Changes must occur for county to stay in the black
Pulaski County officials have been informed that if changes are not made to expenditures and revenue the county will be in a financial snafu by 2022.
Last year, the county hired Jeff Peters, of Peters Municipal Consultants, to review the county finances and to create a financial plan for the future. It was discovered that the county, towns, townships and libraries are losing money because of a levee tax freeze.
Peters talked with the commissioners and council members about where the county appears to be financially and what could happen in the next three years if the county continues with the same money management.

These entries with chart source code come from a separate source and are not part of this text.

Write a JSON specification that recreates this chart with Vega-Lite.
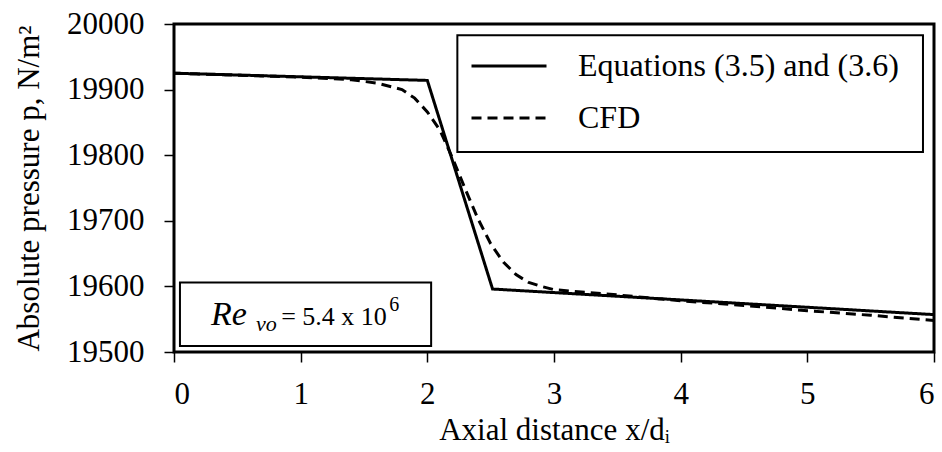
{
  "$schema": "https://vega.github.io/schema/vega-lite/v6.json",
  "width": 760,
  "height": 328,
  "autosize": {"type": "none"},
  "padding": {"left": 174, "top": 24, "right": 8, "bottom": 100},
  "background": "white",
  "config": {
    "font": "Liberation Serif",
    "view": {"stroke": "black", "strokeWidth": 3},
    "axis": {
      "labelFont": "Liberation Serif",
      "labelFontSize": 31,
      "labelColor": "black",
      "titleFont": "Liberation Serif",
      "titleFontSize": 31,
      "titleFontWeight": "normal",
      "titleColor": "black",
      "domain": false,
      "gridColor": "#a0a0a0",
      "gridWidth": 1.5,
      "tickColor": "black",
      "tickWidth": 1.5,
      "tickSize": 10
    },
    "legend": {
      "orient": "none",
      "legendX": 296,
      "legendY": 25.5,
      "padding": 0,
      "symbolType": "M-2.5,0H2.5",
      "symbolSize": 900,
      "symbolOffset": 22.5,
      "symbolStrokeWidth": 3,
      "symbolStrokeColor": "black",
      "labelFont": "Liberation Serif",
      "labelFontSize": 32,
      "labelColor": "black",
      "labelOffset": 52.5,
      "labelLimit": 0,
      "rowPadding": 19
    }
  },
  "data": {
    "values": [
      {"x": 0, "p": 19925, "series": "Equations (3.5) and (3.6)"},
      {"x": 2, "p": 19914, "series": "Equations (3.5) and (3.6)"},
      {"x": 2.515, "p": 19596, "series": "Equations (3.5) and (3.6)"},
      {"x": 6, "p": 19557, "series": "Equations (3.5) and (3.6)"},
      {"x": 0, "p": 19925, "series": "CFD"},
      {"x": 0.5, "p": 19922, "series": "CFD"},
      {"x": 1.0, "p": 19919, "series": "CFD"},
      {"x": 1.4, "p": 19915, "series": "CFD"},
      {"x": 1.6, "p": 19910, "series": "CFD"},
      {"x": 1.8, "p": 19900, "series": "CFD"},
      {"x": 1.9, "p": 19887, "series": "CFD"},
      {"x": 2.0, "p": 19866, "series": "CFD"},
      {"x": 2.1, "p": 19838, "series": "CFD"},
      {"x": 2.2, "p": 19795, "series": "CFD"},
      {"x": 2.3, "p": 19748, "series": "CFD"},
      {"x": 2.4, "p": 19703, "series": "CFD"},
      {"x": 2.5, "p": 19665, "series": "CFD"},
      {"x": 2.6, "p": 19637, "series": "CFD"},
      {"x": 2.7, "p": 19618, "series": "CFD"},
      {"x": 2.8, "p": 19606, "series": "CFD"},
      {"x": 2.9, "p": 19600, "series": "CFD"},
      {"x": 3.0, "p": 19595, "series": "CFD"},
      {"x": 3.5, "p": 19587, "series": "CFD"},
      {"x": 4.0, "p": 19578, "series": "CFD"},
      {"x": 4.5, "p": 19571, "series": "CFD"},
      {"x": 5.0, "p": 19563, "series": "CFD"},
      {"x": 5.5, "p": 19556, "series": "CFD"},
      {"x": 6.0, "p": 19548, "series": "CFD"}
    ]
  },
  "layer": [
    {
      "data": {"values": [{}]},
      "mark": {"type": "rect", "fill": "white", "stroke": "black", "strokeWidth": 2},
      "encoding": {
        "x": {"datum": 2.237, "type": "quantitative"},
        "x2": {"datum": 5.913},
        "y": {"datum": 19805, "type": "quantitative"},
        "y2": {"datum": 19983}
      }
    },
    {
      "mark": {"type": "line", "color": "black", "strokeWidth": 3},
      "encoding": {
        "x": {
          "field": "x",
          "type": "quantitative",
          "scale": {"domain": [0, 6], "nice": false},
          "axis": {"values": [0, 1, 2, 3, 4, 5, 6], "title": "Axial distance x/dᵢ", "labelPadding": 17, "titlePadding": 6, "format": "d"}
        },
        "y": {
          "field": "p",
          "type": "quantitative",
          "scale": {"domain": [19500, 20000], "nice": false, "zero": false},
          "axis": {"values": [19500, 19600, 19700, 19800, 19900, 20000], "title": "Absolute pressure p, N/m²", "labelPadding": 20, "titlePadding": 21, "format": "d"}
        },
        "strokeDash": {
          "field": "series",
          "type": "nominal",
          "scale": {"domain": ["Equations (3.5) and (3.6)", "CFD"], "range": [[1, 0], [10, 6]]},
          "legend": {"title": null}
        }
      }
    },
    {
      "data": {"values": [{}]},
      "mark": {"type": "rect", "fill": "white", "stroke": "black", "strokeWidth": 2},
      "encoding": {
        "x": {"datum": 0.047, "type": "quantitative"},
        "x2": {"datum": 2.03},
        "y": {"datum": 19509, "type": "quantitative"},
        "y2": {"datum": 19606}
      }
    },
    {
      "data": {"values": [{}]},
      "mark": {"type": "text", "text": "Re", "font": "Liberation Serif", "fontStyle": "italic", "fontSize": 34, "align": "left", "baseline": "alphabetic", "color": "black"},
      "encoding": {
        "x": {"datum": 0.2925, "type": "quantitative"},
        "y": {"datum": 19541, "type": "quantitative"}
      }
    },
    {
      "data": {"values": [{}]},
      "mark": {"type": "text", "text": "vo", "font": "Liberation Serif", "fontStyle": "italic", "fontSize": 22, "align": "left", "baseline": "alphabetic", "color": "black"},
      "encoding": {
        "x": {"datum": 0.648, "type": "quantitative"},
        "y": {"datum": 19532, "type": "quantitative"}
      }
    },
    {
      "data": {"values": [{}]},
      "mark": {"type": "text", "text": "= 5.4 x 10", "font": "Liberation Serif", "fontSize": 26, "align": "left", "baseline": "alphabetic", "color": "black"},
      "encoding": {
        "x": {"datum": 0.846, "type": "quantitative"},
        "y": {"datum": 19541, "type": "quantitative"}
      }
    },
    {
      "data": {"values": [{}]},
      "mark": {"type": "text", "text": "6", "font": "Liberation Serif", "fontSize": 20, "align": "left", "baseline": "alphabetic", "color": "black"},
      "encoding": {
        "x": {"datum": 1.70, "type": "quantitative"},
        "y": {"datum": 19562, "type": "quantitative"}
      }
    }
  ]
}
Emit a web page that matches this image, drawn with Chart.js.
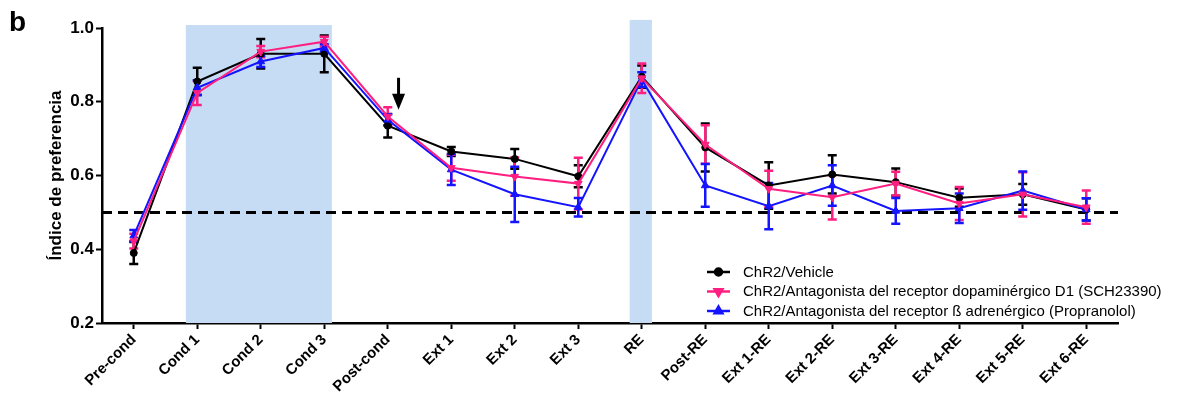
<!DOCTYPE html>
<html>
<head>
<meta charset="utf-8">
<script src="https://cdn.jsdelivr.net/npm/chart.js@4/dist/chart.umd.min.js"></script>
<style>
    html, body { margin: 0; padding: 0; background: #fff; }
    #wrap { width: 1177px; height: 398px; position: relative; }
</style>
</head>
<body>
<div id="wrap"><canvas id="myChart"></canvas></div>
<script>
/** 横坐标 */
var labels = ['Pre-cond', 'Cond 1', 'Cond 2', 'Cond 3', 'Post-cond', 'Ext 1', 'Ext 2', 'Ext 3', 'RE',
    'Post-RE', 'Ext 1-RE', 'Ext 2-RE', 'Ext 3-RE', 'Ext 4-RE', 'Ext 5-RE', 'Ext 6-RE']
var yTicks = [0.2, 0.4, 0.6, 0.8, 1.0]

/** 三组数据 + SEM */
var vehicle = [0.39, 0.855, 0.93, 0.93, 0.735, 0.665, 0.645, 0.598, 0.868, 0.676, 0.573, 0.603, 0.582, 0.54, 0.549, 0.508]
var vehicleErr = [0.03, 0.037, 0.04, 0.05, 0.032, 0.012, 0.027, 0.03, 0.03, 0.065, 0.063, 0.052, 0.037, 0.025, 0.028, 0.03]
var d1 = [0.422, 0.824, 0.936, 0.963, 0.76, 0.621, 0.597, 0.578, 0.864, 0.684, 0.564, 0.541, 0.578, 0.524, 0.549, 0.514]
var d1Err = [0.02, 0.033, 0.015, 0.013, 0.025, 0.035, 0.052, 0.07, 0.04, 0.052, 0.049, 0.06, 0.032, 0.045, 0.06, 0.045]
var beta = [0.437, 0.838, 0.909, 0.946, 0.751, 0.616, 0.549, 0.514, 0.86, 0.573, 0.517, 0.573, 0.504, 0.511, 0.559, 0.508]
var betaErr = [0.015, 0.02, 0.015, 0.01, 0.015, 0.042, 0.075, 0.025, 0.02, 0.058, 0.063, 0.055, 0.035, 0.04, 0.052, 0.03]

var seriesNames = ['ChR2/Vehicle',
    'ChR2/Antagonista del receptor dopaminérgico D1 (SCH23390)',
    'ChR2/Antagonista del receptor ß adrenérgico (Propranolol)']

/** 背景阴影区 (category 单位) 和 参考线 */
var condBand = [0.82, 3.12, 1.008]
var reBand = [7.81, 8.16, 1.022]
var chanceLevel = 0.5

var grafica = {
    init: function () {
        var ctx = document.getElementById('myChart').getContext('2d')
        new Chart(ctx, {
            type: 'line',
            data: {
                labels: labels,
                datasets: [
                    grafica.funcs.makeSet(seriesNames[0], vehicle, vehicleErr, '#000000', 'circle', 0, 2),
                    grafica.funcs.makeSet(seriesNames[1], d1, d1Err, '#ff1f80', 'triangle', 180, 0),
                    grafica.funcs.makeSet(seriesNames[2], beta, betaErr, '#1414ff', 'triangle', 0, 1)
                ]
            },
            options: {
                responsive: false,
                animation: false,
                layout: { padding: { top: 28, right: 59, left: 0, bottom: 0 } },
                plugins: { legend: { display: false }, tooltip: { enabled: false } },
                scales: {
                    x: {
                        offset: true,
                        grid: { display: true, drawOnChartArea: false, tickLength: 6, tickColor: '#000', tickWidth: 2 },
                        border: { color: '#000', width: 2.5 },
                        ticks: {
                            color: '#000', minRotation: 45, maxRotation: 45, padding: 2,
                            font: { family: 'Liberation Sans, Arial', size: 15, weight: 'bold' }
                        },
                        afterFit: function (scale) { scale.height = 75 }
                    },
                    y: {
                        min: 0.2, max: 1.0,
                        grid: { display: true, drawOnChartArea: false, tickLength: 6, tickColor: '#000', tickWidth: 2 },
                        border: { color: '#000', width: 2.5 },
                        afterBuildTicks: function (scale) {
                            scale.ticks = yTicks.map(function (v) { return { value: v } })
                        },
                        ticks: {
                            color: '#000', padding: 2,
                            font: { family: 'Liberation Sans, Arial', size: 17, weight: 'bold' },
                            callback: function (v) { return Number(v).toFixed(1) }
                        },
                        title: {
                            display: true, text: 'Índice de preferencia', color: '#000',
                            font: { family: 'Liberation Sans, Arial', size: 17, weight: 'bold' },
                            padding: { top: 46, bottom: 0 }
                        },
                        afterFit: function (scale) { scale.width = 102 }
                    }
                }
            },
            plugins: [grafica.funcs.extrasPlugin()]
        })
    },
    funcs: {
        makeSet: function (name, data, err, color, style, rot, order) {
            return {
                label: name,
                data: data,
                err: err,
                borderColor: color,
                backgroundColor: color,
                borderWidth: 2,
                pointStyle: style,
                pointRotation: rot,
                pointRadius: style === 'circle' ? 3.5 : 4.5,
                pointBorderWidth: 1,
                tension: 0,
                fill: false,
                order: order
            }
        },
        extrasPlugin: function () {
            return {
                id: 'extras',
                beforeDatasetsDraw: function (chart) {
                    var c = chart.ctx, x = chart.scales.x, y = chart.scales.y, area = chart.chartArea
                    c.save()
                    /** 阴影区 */
                    c.fillStyle = '#c6dcf5';
                    [condBand, reBand].forEach(function (b) {
                        var x0 = x.getPixelForValue(b[0]), x1 = x.getPixelForValue(b[1])
                        var top = y.getPixelForValue(b[2])
                        c.fillRect(x0, top, x1 - x0, area.bottom - top)
                    })
                    /** 0.5 虚线 */
                    c.strokeStyle = '#000'
                    c.lineWidth = 3
                    c.setLineDash([10, 6])
                    var yy = y.getPixelForValue(chanceLevel)
                    c.beginPath()
                    c.moveTo(area.left, yy)
                    c.lineTo(area.right, yy)
                    c.stroke()
                    c.setLineDash([])
                    /** 误差线 */
                    chart.data.datasets.forEach(function (ds, i) {
                        var meta = chart.getDatasetMeta(i)
                        c.strokeStyle = ds.borderColor
                        c.lineWidth = 2.5
                        meta.data.forEach(function (pt, j) {
                            var hi = y.getPixelForValue(ds.data[j] + ds.err[j])
                            var lo = y.getPixelForValue(ds.data[j] - ds.err[j])
                            c.beginPath()
                            c.moveTo(pt.x, hi); c.lineTo(pt.x, lo)
                            c.moveTo(pt.x - 4.5, hi); c.lineTo(pt.x + 4.5, hi)
                            c.moveTo(pt.x - 4.5, lo); c.lineTo(pt.x + 4.5, lo)
                            c.stroke()
                        })
                    })
                    c.restore()
                },
                afterDatasetsDraw: function (chart) {
                    var c = chart.ctx, x = chart.scales.x, y = chart.scales.y
                    c.save()
                    /** Post-cond 箭头 */
                    var ax = x.getPixelForValue(4.17)
                    var a0 = y.getPixelForValue(0.865), a1 = y.getPixelForValue(0.778)
                    c.strokeStyle = '#000'; c.fillStyle = '#000'
                    c.lineWidth = 3
                    c.beginPath(); c.moveTo(ax, a0); c.lineTo(ax, a1 - 12); c.stroke()
                    c.beginPath()
                    c.moveTo(ax - 6.5, a1 - 16); c.lineTo(ax + 6.5, a1 - 16); c.lineTo(ax, a1)
                    c.closePath(); c.fill()

                    /** 图例 */
                    var lx = 707, ly = [272, 291.5, 311]
                    chart.data.datasets.forEach(function (ds, i) {
                        c.strokeStyle = ds.borderColor
                        c.lineWidth = 2.5
                        c.beginPath(); c.moveTo(lx, ly[i]); c.lineTo(lx + 23, ly[i]); c.stroke()
                        Chart.helpers.drawPoint(c, {
                            pointStyle: ds.pointStyle, rotation: ds.pointRotation,
                            radius: ds.pointRadius, borderWidth: 1
                        }, lx + 11.5, ly[i])
                        c.fillStyle = ds.borderColor
                        c.fill()
                        c.fillStyle = '#000'
                        c.font = '15px "Liberation Sans", Arial'
                        c.textBaseline = 'middle'
                        c.fillText(ds.label, 743, ly[i] + 0.5)
                    })

                    /** 面板字母 */
                    c.font = 'bold 28px "Liberation Sans", Arial'
                    c.textBaseline = 'alphabetic'
                    c.fillStyle = '#000'
                    c.fillText('b', 9, 31)
                    c.restore()
                }
            }
        }
    }
}

document.getElementById('myChart').width = 1177
document.getElementById('myChart').height = 398
grafica.init()
</script>
</body>
</html>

He gave the county officials a couple of options on how to fix the projected financial crisis including budget cuts, an increase in income taxes and going back to the legislature and asking for another special tax rate such as a continuation of the income tax that will expire in 2020.
The report broke down the general funds and the ending fund balance for 2015-2018. It projected the ending balance for 2019-2023. If the county continues to spend while bringing in the same revenue or a lack of, the county will be in the red in 2022 and 2023. In 2022, the county will be in the red $647,315 and $1,553,656 in 2023.
Peters said the county has time to decide what they need to cut and what they are willing to cut to balance the budget. Any adjustments that are made in regards to the income tax rate have to be done in October to be effective in 2020. It appears that a change to the levee freeze must be done then as well.